Our method is also object-agnostic. That means that without using any cue or any other explicit information for the class of the object, we can classify the state. For example, we might have some objects that are unknown, but we can still classify the states of these unknown objects.

So, to sum up, this method is both zero-shot and object agnostic. This is something novel and promising in the way that it’s more appropriate for real-time problems. In real life, you might encounter novel and unknown objects because we have many thousands of objects that we encounter in everyday life. And also because, even if we have some known object, we always have the problem of not having correctly defined the class of the object. So if we depend on an accurate classification on the class of the object, this error might cascade to the state classification. So if we have an object-agnostic state classifier, we avoid this danger.

How was the Doctoral Consortium experience at AAAI 2025?

It was fascinating. The two keynotes were really good, especially the second one because it was very close to my topic. It covered robotics stuff that was really close to object state, so that was really interesting to me.

There were two different sessions where we were split into groups of eight-ten PhD students and we sat with a mentor. We were able to ask the mentor questions and meet other participants as well. The most fascinating thing for me was that I got to meet a lot of people, a lot of interesting PhD students, and I would say maybe some of us could collaborate in the near future.

What was it that made you want to study AI and this topic in particular?

When I began my Bachelor’s, AI wasn’t the popular term that it is now. Now, everybody uses the term AI, but then, at the beginning of the Bachelor’s the deep learning paradigm began. I remember that we had another graduate course on AI but there were very few people in attendance. I then read a book on AI from the 1980s titled The Mind’s I, by Douglas Hofstadter (a computer scientist) and Daniel Dennett (a philosopher). It’s really a book concerning all the philosophical implications of AI. After I read this book, I realised that this is what I wanted to do. I was very lucky because AI was becoming more and more entrenched and it was easier to find a Master’s and PhD in AI than it would have been years before.

For our final question, could you tell us an interesting fact about you, or any hobbies that you enjoy outside of your research?

I really like reading. I read books about everything – literature, philosophy, poetry. In fact, I love anything written in a book. I’m also a fan of watching movies. I also like cycling and running. These activities have helped me with my research. For example, if there is some problem I need to solve, the best way to resolve it is to go on a 15km run or a 50 km bike ride, and I can think more clearly and the ideas come.

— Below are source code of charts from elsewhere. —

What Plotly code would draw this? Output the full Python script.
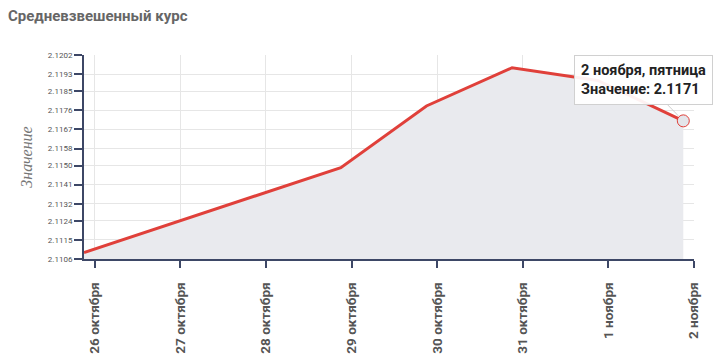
import pandas as pd
import plotly.graph_objects as go

# Data
dates = ["2018-10-26", "2018-10-29", "2018-10-30", "2018-10-31", "2018-11-01", "2018-11-02"]
values = [2.1109, 2.1149, 2.1178, 2.1196, 2.1190, 2.1171]

tick_days = ["2018-10-26", "2018-10-27", "2018-10-28", "2018-10-29",
             "2018-10-30", "2018-10-31", "2018-11-01", "2018-11-02"]
tick_labels = ["26 октября", "27 октября", "28 октября", "29 октября",
               "30 октября", "31 октября", "1 ноября", "2 ноября"]

y_ticks = [2.1106, 2.1115, 2.1124, 2.1132, 2.1141, 2.1150,
           2.1158, 2.1167, 2.1176, 2.1185, 2.1193, 2.1202]
y_labels = ["2.1106", "2.1115", "2.1124", "2.1132", "2.1141", "2.1150",
            "2.1158", "2.1167", "2.1176", "2.1185", "2.1193", "2.1202"]

title_text = "Средневзвешенный курс"
y_title = "Значение"
tooltip_text = "2 ноября, пятница<br>Значение: 2.1171"

x = pd.to_datetime(dates)
tick_vals = pd.to_datetime(tick_days) + pd.Timedelta(hours=3)

RED = "#e0403a"
AXIS = "#3d4766"
GRID = "#e6e6e6"

fig = go.Figure()
fig.add_trace(go.Scatter(
    x=x, y=values, mode="lines",
    line=dict(color=RED, width=3),
    fill="tozeroy", fillcolor="#e9eaee",
    hoverinfo="skip", showlegend=False,
))
fig.add_trace(go.Scatter(
    x=[x[-1]], y=[values[-1]], mode="markers",
    marker=dict(size=12, color="#e4e5ea", line=dict(color=RED, width=1)),
    hoverinfo="skip", showlegend=False,
))

fig.add_annotation(
    x=x[-1], y=values[-1], xref="x", yref="y",
    text=tooltip_text, showarrow=True, ax=-40, ay=-41,
    arrowcolor="#cfcfcf", arrowwidth=1, arrowhead=0, standoff=7,
    align="left", bgcolor="rgba(255,255,255,0.93)", bordercolor="#d0d0d0",
    borderwidth=1, borderpad=6,
    font=dict(family="Roboto", size=14.5, color="#222222", weight="bold"),
)

fig.update_layout(
    width=717, height=360,
    margin=dict(l=84, r=23, t=55, b=101),
    paper_bgcolor="white", plot_bgcolor="white",
    title=dict(text=title_text, x=8/717, xanchor="left", xref="container",
               y=1 - 16/360, yanchor="middle",
               font=dict(family="Roboto", size=15, color="#666666", weight="bold")),
    xaxis=dict(
        type="date", automargin=False,
        range=[x[0], tick_vals[-1]],
        tickmode="array", tickvals=tick_vals, ticktext=tick_labels,
        tickangle=-90, ticks="outside", ticklen=7, tickcolor=AXIS, tickwidth=2,
        showline=True, linecolor=AXIS, linewidth=2,
        showgrid=True, gridcolor=GRID, gridwidth=1, zeroline=False,
        tickfont=dict(family="Roboto", size=13.5, color="#555555", weight="bold"),
        ticklabelstandoff=9,
    ),
    yaxis=dict(
        range=[y_ticks[0], y_ticks[-1]], automargin=False,
        tickmode="array", tickvals=y_ticks, ticktext=y_labels,
        ticks="outside", ticklen=8, tickcolor=AXIS, tickwidth=2,
        showline=True, linecolor=AXIS, linewidth=2,
        showgrid=True, gridcolor=GRID, gridwidth=1, zeroline=False,
        tickfont=dict(family="Roboto", size=8, color="#555555"),
        title=dict(text=y_title, standoff=11,
                   font=dict(family="Liberation Serif", size=16, color="#777777", style="italic")),
    ),
)

fig.write_html("out.html")
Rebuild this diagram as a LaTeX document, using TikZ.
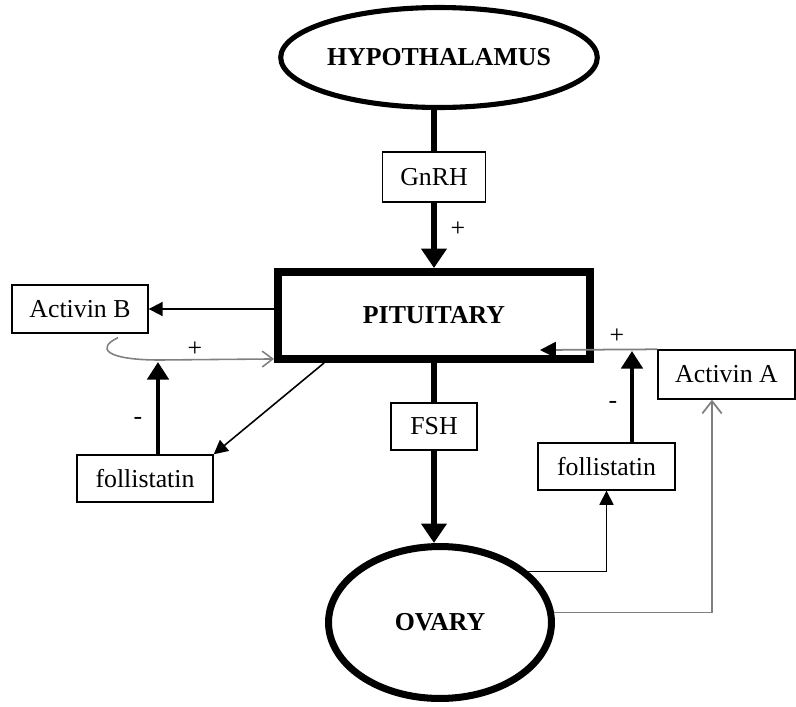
\documentclass[tikz,border=0pt]{standalone}
\usepackage{fontspec}
\setmainfont{Liberation Serif}
\usetikzlibrary{arrows.meta,shapes.geometric}
\begin{document}
\begin{tikzpicture}[x=0.02cm,y=-0.02cm,
  font=\fontsize{14.7}{17}\selectfont,
  organ/.style={draw,inner sep=0pt,font=\fontsize{14.7}{17}\selectfont\bfseries},
  hbox/.style={draw,line width=0.8pt,inner sep=0pt},
  big/.style={line width=3.4pt,-{Triangle[length=11pt,width=14pt]}},
  mid/.style={line width=2.8pt,-{Triangle[length=10pt,width=12pt]}},
  thin/.style={line width=0.9pt,-{Triangle[length=8pt,width=8pt]}}]
\useasboundingbox (0,0) rectangle (796,707);
% organs
\node[organ,ellipse,line width=2.9pt,minimum width=5.54cm,minimum height=2cm] (hyp) at (439,57.5) {HYPOTHALAMUS};
\node[organ,line width=4.5pt,minimum width=6.24cm,minimum height=1.74cm] (pit) at (434,315.5) {PITUITARY};
\node[organ,ellipse,line width=4pt,minimum width=4.46cm,minimum height=3.04cm] (ov) at (440,622.5) {OVARY};
% hormones
\node[hbox,minimum width=2.06cm,minimum height=1cm] (gnrh) at (434,177) {GnRH};
\node[hbox,minimum width=1.72cm,minimum height=0.94cm] (fsh) at (434,426.5) {FSH};
\node[hbox,minimum width=2.72cm,minimum height=0.96cm] (actB) at (80,309) {Activin B};
\node[hbox,minimum width=2.72cm,minimum height=0.94cm] (follL) at (145,478.5) {follistatin};
\node[hbox,minimum width=2.74cm,minimum height=0.94cm] (follR) at (606.5,466.5) {follistatin};
\node[hbox,minimum width=2.74cm,minimum height=0.98cm] (actA) at (726.5,374.5) {Activin A};
% signs
\node (p1) at (458,229) {+};
\node (p2) at (195,349) {+};
\node (m1) at (138,421) {-};
\node (p3) at (617,336) {+};
\node (m2) at (613,405) {-};
\coordinate (jL) at (158,362);
\coordinate (jR) at (632,351);
\coordinate (aA) at (540,350);
% axis
\draw[line width=3.4pt] (gnrh.north) -- (gnrh.north |- hyp.south);
\draw[big] (gnrh.south) -- (pit.north);
\draw[line width=3.4pt] (pit.south) -- (fsh.north);
\draw[big] (fsh.south) -- (fsh.south |- ov.north);
% left loop
\draw[line width=1.1pt,-{Triangle[length=8pt,width=8pt]}] (pit.west |- actB.east) -- (actB.east);
\draw[gray,line width=0.9pt,-{Straight Barb[length=6pt,width=9pt]}] ([xshift=0.76cm,yshift=-0.08cm]actB.south) .. controls (96,348) and (105,360) .. (160,360) -- ([yshift=0.08cm]pit.south west);
\draw[mid] (follL.north -| jL) -- (jL);
\draw[thin] ([xshift=1cm]pit.south west) -- (follL.north east);
% right loop
\draw[gray,line width=1pt,-{Triangle[length=9pt,width=9pt,black]}] (actA.north west) -- (aA);
\draw[mid] (follR.north -| jR) -- (jR);
\draw[thin] (ov.30) -| (follR.south);
\draw[gray,line width=1pt,-{Straight Barb[length=7pt,width=11pt]}] (ov.5) -| ([xshift=-0.29cm]actA.south);
\end{tikzpicture}
\end{document}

To conclude, I’d like to add one more thought. We live in strange times actually. AI has changed our lives in a spectacular way (and I fear that the overall balance is not positive). It becomes more and more evident that there is also a responsibility for anyone who works with AI, either in academia or industry, due to the effect that AI has on society. I would like to be optimistic and think that AI can be used to make the world a better place.

About Filippos

Filippos Gouidis is a postdoctoral researcher at the Foundation for Research and Technology – Hellas (FORTH) in Greece. He holds a Bachelor’s and an MSc in Computer Science, as well as an MSc in Cognitive Science. His PhD focused on zero-shot object state classification. His research interests lie in knowledge representation, neurosymbolic integration, and zero-shot learning.